- Directed by: Ben Proudfoot
- Produced by: Ben Proudfoot; Nana Adwoa Frimpong; Anita Afonu; Moses Bwayo; Brandon Somerhalder;
- Starring: Chris Hesse; Anita Afonu; Edmund Addo;
- Cinematography: Brandon Somerhalder; David Feeney-Mosier;
- Edited by: Monica Salazar
- Music by: Kris Bowers
- Production companies: Breakwater Studios; Higher Ground Productions;
- Release date: September 4, 2025;
- Country: United States

= The Eyes of Ghana =

The Eyes of Ghana is an American documentary feature film directed by Ben Proudfoot and executive produced by Barack and Michelle Obama.
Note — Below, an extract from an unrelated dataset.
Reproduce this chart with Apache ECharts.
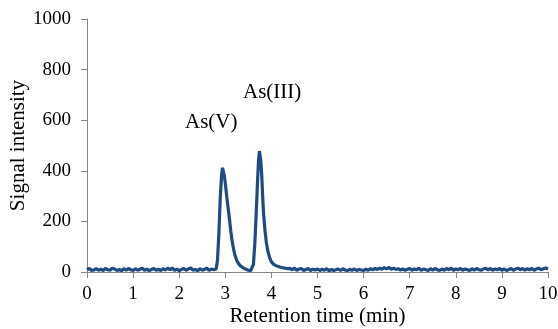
<!DOCTYPE html>
<html>
<head>
<meta charset="utf-8">
<script src="https://cdn.jsdelivr.net/npm/echarts@6/dist/echarts.min.js"></script>
<style>
html,body{margin:0;padding:0;background:#fff;}
#chart{width:558px;height:329px;}
</style>
</head>
<body>
<div id="chart"></div>
<script>
// Retention time (min)
const times = [
  0.00,0.05,0.10,0.15,0.20,0.25,0.30,0.35,0.40,0.45,0.50,0.55,0.60,0.65,0.70,0.75,0.80,0.85,0.90,0.95,
  1.00,1.05,1.10,1.15,1.20,1.25,1.30,1.35,1.40,1.45,1.50,1.55,1.60,1.65,1.70,1.75,1.80,1.85,1.90,1.95,
  2.00,2.05,2.10,2.15,2.20,2.25,2.30,2.35,2.40,2.45,2.50,2.55,2.60,2.65,2.70,2.75,
  2.80,2.83,2.86,2.89,2.92,2.94,2.96,2.98,3.00,3.03,3.06,3.09,3.12,3.15,3.18,3.21,3.25,3.29,3.33,3.37,3.41,3.45,3.50,3.55,3.58,
  3.61,3.64,3.67,3.70,3.72,3.74,3.755,3.77,3.79,3.81,3.83,3.86,3.89,3.92,3.96,4.00,4.05,4.10,4.15,4.20,4.25,4.30,4.35,
  4.40,4.45,4.50,4.55,4.60,4.65,4.70,4.75,4.80,4.85,4.90,4.95,
  5.00,5.05,5.10,5.15,5.20,5.25,5.30,5.35,5.40,5.45,5.50,5.55,5.60,5.65,5.70,5.75,5.80,5.85,5.90,5.95,
  6.00,6.05,6.10,6.15,6.20,6.25,6.30,6.35,6.40,6.45,6.50,6.55,6.60,6.65,6.70,6.75,6.80,6.85,6.90,6.95,
  7.00,7.05,7.10,7.15,7.20,7.25,7.30,7.35,7.40,7.45,7.50,7.55,7.60,7.65,7.70,7.75,7.80,7.85,7.90,7.95,
  8.00,8.05,8.10,8.15,8.20,8.25,8.30,8.35,8.40,8.45,8.50,8.55,8.60,8.65,8.70,8.75,8.80,8.85,8.90,8.95,
  9.00,9.05,9.10,9.15,9.20,9.25,9.30,9.35,9.40,9.45,9.50,9.55,9.60,9.65,9.70,9.75,9.80,9.85,9.90,9.95,
  10.00
];
// Signal intensity
const signal = [
  9,14,6,8,13,7,11,6,14,9,7,15,12,6,10,5,13,7,14,9,
  6,13,7,11,15,6,12,5,10,14,7,11,6,13,8,15,9,16,6,12,
  5,10,14,7,12,16,7,10,5,13,7,11,15,6,12,9,
  12,45,150,290,385,412,405,380,350,300,255,210,160,120,90,66,45,32,24,18,14,10,7,5,8,
  30,110,230,360,440,478,483,440,385,300,232,165,118,85,58,40,30,25,22,19,17,15,13,
  14,9,15,7,12,14,6,10,14,6,11,8,
  12,6,11,7,13,5,10,6,9,12,6,13,8,5,11,7,12,6,10,8,
  6,11,7,13,9,14,10,15,11,17,12,18,11,15,10,13,8,12,7,11,
  14,7,12,9,15,6,12,9,6,13,7,14,9,6,12,7,14,9,15,7,
  12,9,14,7,12,9,6,13,7,14,9,7,12,15,8,14,7,12,9,14,
  7,12,6,10,14,7,12,15,9,14,7,13,9,14,7,12,15,9,13,16,
  12
];
const xTicks = [0,1,2,3,4,5,6,7,8,9,10];
const yTicks = [0,200,400,600,800,1000];
const peakLabels = ['As(V)', 'As(III)'];

const seriesData = times.map((t, i) => [t, signal[i]]);
const serif = 'Liberation Serif';
const axisGray = '#868686';

const chart = echarts.init(document.getElementById('chart'), null, {renderer: 'canvas'});
chart.setOption({
  animation: false,
  backgroundColor: '#ffffff',
  textStyle: {fontFamily: serif},
  grid: {left: 87, right: 10, top: 19, bottom: 57, containLabel: false, outerBoundsMode: 'none'},
  xAxis: {
    type: 'value',
    min: xTicks[0], max: xTicks[xTicks.length - 1], interval: 1,
    name: 'Retention time (min)',
    nameLocation: 'middle', nameGap: 34, nameMoveOverlap: false,
    nameTextStyle: {fontFamily: serif, fontSize: 21, color: '#000'},
    axisLine: {show: true, lineStyle: {color: axisGray, width: 1}},
    axisTick: {show: true, inside: false, length: 6, lineStyle: {color: axisGray}},
    axisLabel: {fontFamily: serif, fontSize: 19, color: '#000', margin: 13,
      formatter: v => String(v)},
    splitLine: {show: false}
  },
  yAxis: {
    type: 'value',
    min: yTicks[0], max: yTicks[yTicks.length - 1], interval: 200,
    name: 'Signal intensity',
    nameLocation: 'middle', nameGap: 58, nameRotate: 90, nameMoveOverlap: false,
    nameTextStyle: {fontFamily: serif, fontSize: 21, color: '#000'},
    axisLine: {show: true, lineStyle: {color: axisGray, width: 1}},
    axisTick: {show: true, inside: false, length: 6, lineStyle: {color: axisGray}},
    axisLabel: {fontFamily: serif, fontSize: 19, color: '#000', margin: 16,
      formatter: v => String(v)},
    splitLine: {show: false}
  },
  series: [{
    type: 'line',
    data: seriesData,
    showSymbol: false,
    symbol: 'none',
    smooth: false,
    lineStyle: {color: '#1F4B82', width: 3.2},
    z: 3
  }],
  graphic: [
    {type: 'text', left: 185, top: 112, style: {text: peakLabels[0], font: '21px ' + serif, fill: '#000'}},
    {type: 'text', left: 243, top: 82, style: {text: peakLabels[1], font: '21px ' + serif, fill: '#000'}}
  ]
});
</script>
</body>
</html>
The film follows Chris Hesse, the personal cameraman to revolutionary leader Kwame Nkrumah, the first president of Ghana, who was deposed in a coup d'état in 1966. Having saved over 1,000 rolls of film from Nkrumah's enemies who sought to destroy them, Hesse, now in his 90's, passes them on to a protégé and together they attempt to hold a public screening of footage never seen in public before in Accra.

== Production ==
The score was mixed at Abbey Road Studios.

== Release ==
The Eyes of Ghana premiered at the 2025 Toronto International Film Festival where it was the opening film at the festival's documentary sidebar.

== Reception ==
On the review aggregator website Rotten Tomatoes, 94% of 16 critics' reviews are positive.

The film won the Audience Award for Best Documentary Feature at the Hamptons International Film Festival.